Screenshots and Links to Datasets
X-train
X-train for Decision Tree Model
The shape of X-train is (2400, 51). Link to dataset
X-test
X-test for Decision Tree Model
The shape of X-test is (600, 51). Link to dataset
y-train
y-train for Decision Tree Model
The shape of y-train is (2400,). Link to dataset
y-test
y-test for Decision Tree Model
The shape of y-test is (600,). Link to dataset
Code files
The code used for dataset preparation and training the Decision Tree model is available here
Results
Random Forest
Classification Report for Random Forest Classifier
Confusion Matrix for Random Forest Classifier
Gradient Boosting
Classification Report for Gradient Boosting Classifier
Confusion Matrix for Gradient Boosting Classifier
XGBoost
Classification Report for XGBoost Classifier
Confusion Matrix for XGBoost Classifier
Comparison
Comparison of Classifiers
XGBoost achieved the highest accuracy (0.81), followed by Random Forest (0.80), and Gradient Boosting performed the lowest (0.78). XGBoost outperformed the other models in both precision and recall, indicating better balance in handling false positives and false negatives. XGBoost also achieved the highest F1-score (0.82), making it the most reliable model in terms of balanced performance.

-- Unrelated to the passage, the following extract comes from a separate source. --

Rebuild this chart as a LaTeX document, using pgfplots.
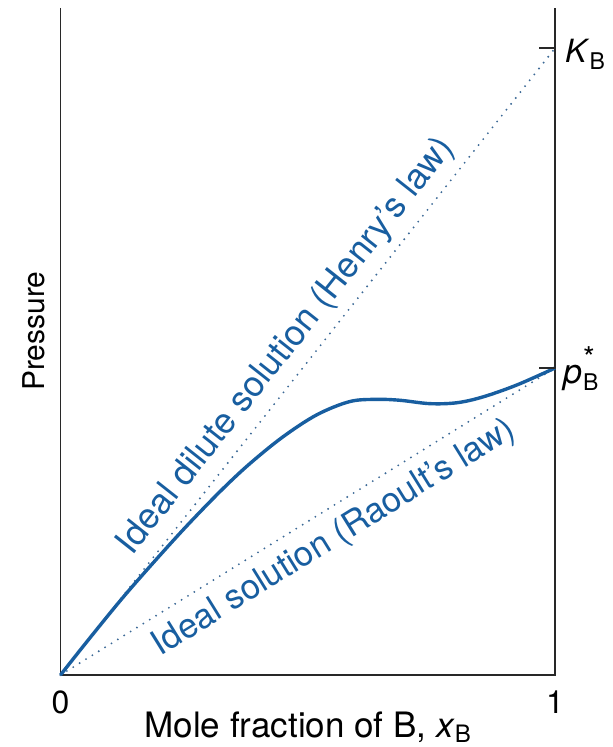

While Random Forest performed slightly better than Gradient Boosting, its performance was still lower than XGBoost across all metrics.Gradient Boosting had the lowest performance among the three models, suggesting it might not generalize as well for this dataset.
Conclusion
Based on the evaluation, XGBoost is the best-performing model for this classification task, achieving the highest accuracy, precision, recall, and F1-score. While Random Forest also performed well, XGBoost’s superior results make it the preferable choice. Gradient Boosting, while still effective, underperformed relative to the other models and might need further tuning to improve results.